# [Written instruction]
State how many lines in the listing below include the word "React". Give nothing but the number.
Start Dataset content
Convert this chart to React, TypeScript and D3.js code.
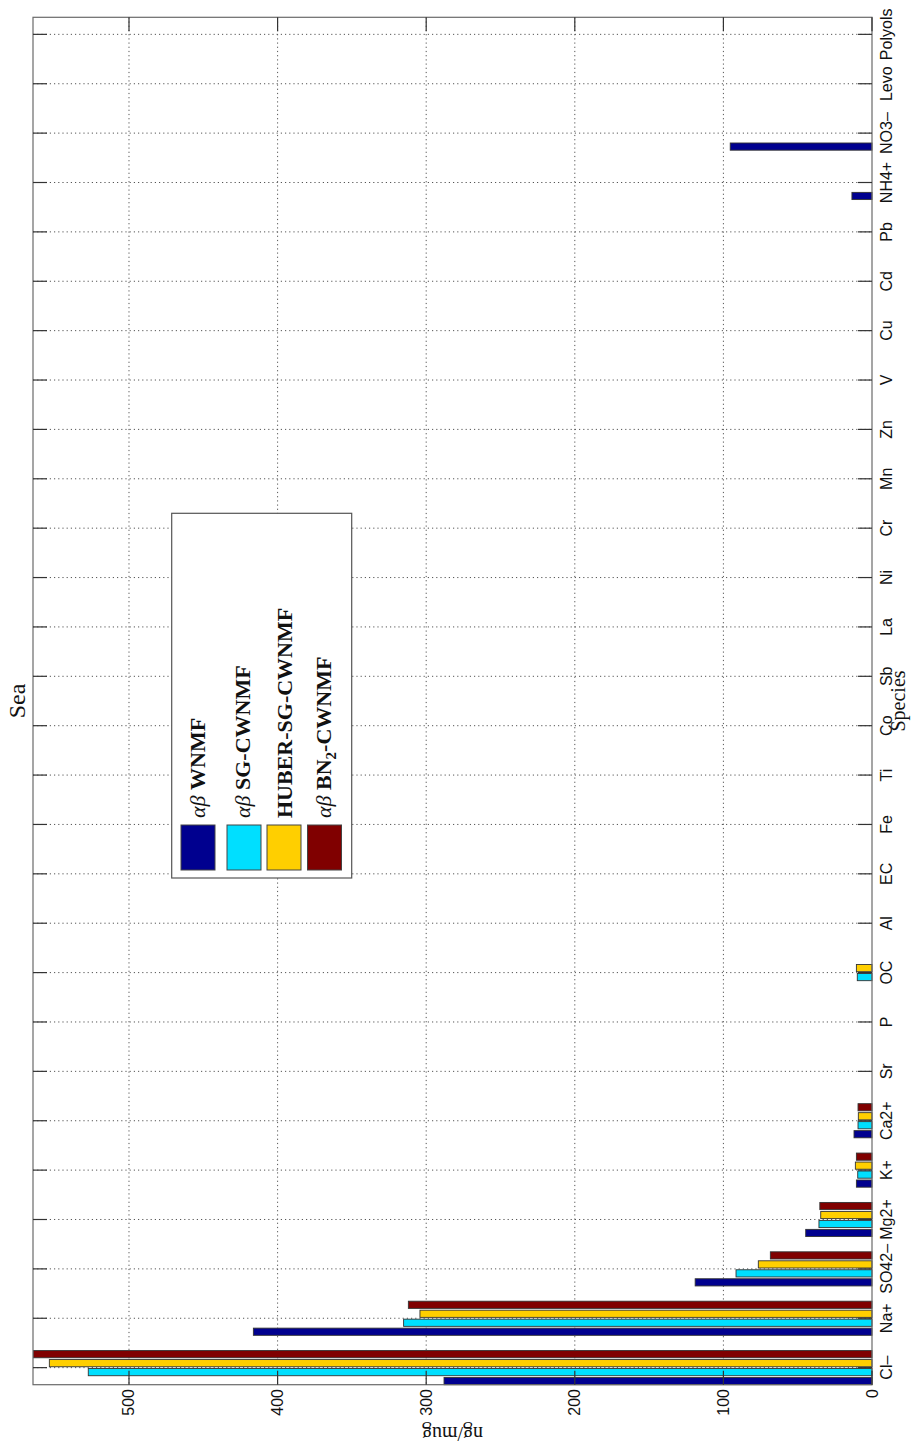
import React from "react";
import * as d3 from "d3";

const species = ["Cl–", "Na+", "SO42–", "Mg2+", "K+", "Ca2+", "Sr", "P", "OC", "Al", "EC", "Fe", "Ti", "Co", "Sb", "La", "Ni", "Cr", "Mn", "Zn", "V", "Cu", "Cd", "Pb", "NH4+", "NO3–", "Levo", "Polyols"];

const wnmf = [288, 416.3, 119, 44.6, 10.5, 12.1, 0, 0, 0, 0, 0, 0, 0, 0, 0, 0, 0, 0, 0, 0, 0, 0, 0, 0, 13.5, 95.4, 0, 0];
const sgCwnmf = [527.4, 315.2, 91.5, 35.7, 9.6, 9.4, 0, 0, 9.9, 0, 0, 0, 0, 0, 0, 0, 0, 0, 0, 0, 0, 0, 0, 0, 0, 0, 0, 0];
const huberSgCwnmf = [553.6, 304.2, 76.5, 34.5, 11.2, 9.2, 0, 0, 10.5, 0, 0, 0, 0, 0, 0, 0, 0, 0, 0, 0, 0, 0, 0, 0, 0, 0, 0, 0];
const bn2Cwnmf = [564.6, 312, 68.4, 35.1, 10.5, 9.4, 0, 0, 0, 0, 0, 0, 0, 0, 0, 0, 0, 0, 0, 0, 0, 0, 0, 0, 0, 0, 0, 0];

const seriesValues = [wnmf, sgCwnmf, huberSgCwnmf, bn2Cwnmf];
const seriesColors = ["#00008F", "#00DFFF", "#FFCF00", "#800000"];
const valueTicks = [0, 100, 200, 300, 400, 500];

const W = 919;
const H = 1446;
const LEFT = 33;
const RIGHT = 872;
const TOP = 17.3;
const BOTTOM = 1384.7;

const nSeries = 4;
const groupWidth = Math.min(0.8, nSeries / (nSeries + 1.5));
const pitch = groupWidth / nSeries;
const barW = 0.8 * pitch;
const halfExtent = 1.5 * pitch + barW / 2;

export default function App() {
  const maxV = d3.max(seriesValues.flat()) as number;
  const xScale = d3.scaleLinear().domain([0, maxV]).range([RIGHT, LEFT]);
  const yScale = d3
    .scaleLinear()
    .domain([1 - halfExtent, species.length + halfExtent])
    .range([BOTTOM, TOP]);

  const tickLen = 14;
  const gridColor = "#555";

  const legendItems = [
    { parts: [{ t: "αβ", it: true }, { t: " WNMF" }], cx: 198, tx: 204.5 },
    { parts: [{ t: "αβ", it: true }, { t: " SG-CWNMF" }], cx: 244, tx: 249.5 },
    { parts: [{ t: "HUBER-SG-CWNMF" }], cx: 284, tx: 291.5 },
    { parts: [{ t: "αβ", it: true }, { t: " BN" }, { t: "2", sub: true }, { t: "-CWNMF" }], cx: 324.5, tx: 331 },
  ];

  return (
    <svg
      width={W}
      height={H}
      style={{ position: "absolute", left: 0, top: 0, background: "#fff" }}
      xmlns="http://www.w3.org/2000/svg"
    >
      <rect x={0} y={0} width={W} height={H} fill="#fff" />
      {/* grid lines */}
      {species.map((s, i) => (
        <line
          key={"hg" + i}
          x1={LEFT}
          x2={RIGHT}
          y1={yScale(i + 1)}
          y2={yScale(i + 1)}
          stroke={gridColor}
          strokeWidth={1}
          strokeDasharray="1.2,3"
        />
      ))}
      {valueTicks
        .filter((v) => v > 0)
        .map((v) => (
          <line
            key={"vg" + v}
            x1={xScale(v)}
            x2={xScale(v)}
            y1={TOP}
            y2={BOTTOM}
            stroke={gridColor}
            strokeWidth={1}
            strokeDasharray="1.2,3"
          />
        ))}
      {/* bars */}
      {seriesValues.map((vals, k) =>
        vals.map((v, i) => {
          if (v <= 0) return null;
          const c = i + 1 + (k - 1.5) * pitch;
          const y0 = yScale(c + barW / 2);
          const y1 = yScale(c - barW / 2);
          const x0 = xScale(v);
          return (
            <rect
              key={"b" + k + "-" + i}
              x={x0}
              y={y0}
              width={xScale(0) - x0}
              height={y1 - y0}
              fill={seriesColors[k]}
              stroke="#333"
              strokeWidth={0.9}
            />
          );
        })
      )}
      <rect x={0} y={0} width={LEFT} height={H} fill="#fff" />
      {/* box */}
      <rect x={LEFT} y={TOP} width={RIGHT - LEFT} height={BOTTOM - TOP} fill="none" stroke="#6a6a6a" strokeWidth={1.2} />
      {/* category ticks */}
      {species.map((s, i) => (
        <g key={"ct" + i}>
          <line x1={LEFT} x2={LEFT + tickLen} y1={yScale(i + 1)} y2={yScale(i + 1)} stroke="#333" strokeWidth={1.2} />
          <line x1={RIGHT} x2={RIGHT - tickLen} y1={yScale(i + 1)} y2={yScale(i + 1)} stroke="#333" strokeWidth={1.2} />
          <text
            transform={`translate(${886},${yScale(i + 1)}) rotate(-90)`}
            textAnchor="middle"
            dominantBaseline="central"
            fontFamily="Liberation Sans, Arial, sans-serif"
            fontSize={16}
            fill="#111"
          >
            {s}
          </text>
        </g>
      ))}
      {/* value ticks */}
      {valueTicks.map((v) => (
        <g key={"vt" + v}>
          <line x1={xScale(v)} x2={xScale(v)} y1={TOP} y2={TOP + tickLen} stroke="#333" strokeWidth={1.2} />
          <line x1={xScale(v)} x2={xScale(v)} y1={BOTTOM} y2={BOTTOM - tickLen} stroke="#333" strokeWidth={1.2} />
          <text
            transform={`translate(${xScale(v)},${1389}) rotate(-90)`}
            textAnchor="end"
            dominantBaseline="central"
            fontFamily="Liberation Sans, Arial, sans-serif"
            fontSize={16}
            fill="#111"
          >
            {v}
          </text>
        </g>
      ))}
      {/* axis labels & title */}
      <text
        transform={`translate(${(LEFT + RIGHT) / 2},${1427}) rotate(180)`}
        textAnchor="middle"
        fontFamily="Liberation Serif, Times New Roman, serif"
        fontSize={20}
        fill="#111"
      >
        ng/mug
      </text>
      <text
        transform={`translate(${905},${(TOP + BOTTOM) / 2}) rotate(-90)`}
        textAnchor="middle"
        fontFamily="Liberation Serif, Times New Roman, serif"
        fontSize={20}
        fill="#111"
      >
        Species
      </text>
      <text
        transform={`translate(${25},${(TOP + BOTTOM) / 2}) rotate(-90)`}
        textAnchor="middle"
        fontFamily="Liberation Serif, Times New Roman, serif"
        fontSize={24}
        fill="#111"
      >
        Sea
      </text>
      {/* legend */}
      <rect x={171.7} y={513.3} width={180} height={364.7} fill="#fff" stroke="#555" strokeWidth={1.2} />
      {legendItems.map((it, k) => (
        <g key={"lg" + k}>
          <rect x={it.cx - 17} y={825} width={34} height={45} fill={seriesColors[k]} stroke="#444" strokeWidth={1} />
          <text
            transform={`translate(${it.tx},${818}) rotate(-90)`}
            textAnchor="start"
            fontFamily="Liberation Serif, Times New Roman, serif"
            fontSize={22}
            fontWeight="bold"
            fill="#111"
          >
            {it.parts.map((p: any, j: number) => (
              <tspan
                key={j}
                fontStyle={p.it ? "italic" : "normal"}
                fontWeight={p.it ? "normal" : "bold"}
                fontSize={p.sub ? 15 : 22}
                dy={p.sub ? 5 : j > 0 && it.parts[j - 1].sub ? -5 : 0}
              >
                {p.t}
              </tspan>
            ))}
          </text>
        </g>
      ))}
    </svg>
  );
}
End Dataset content
# [Task output]
2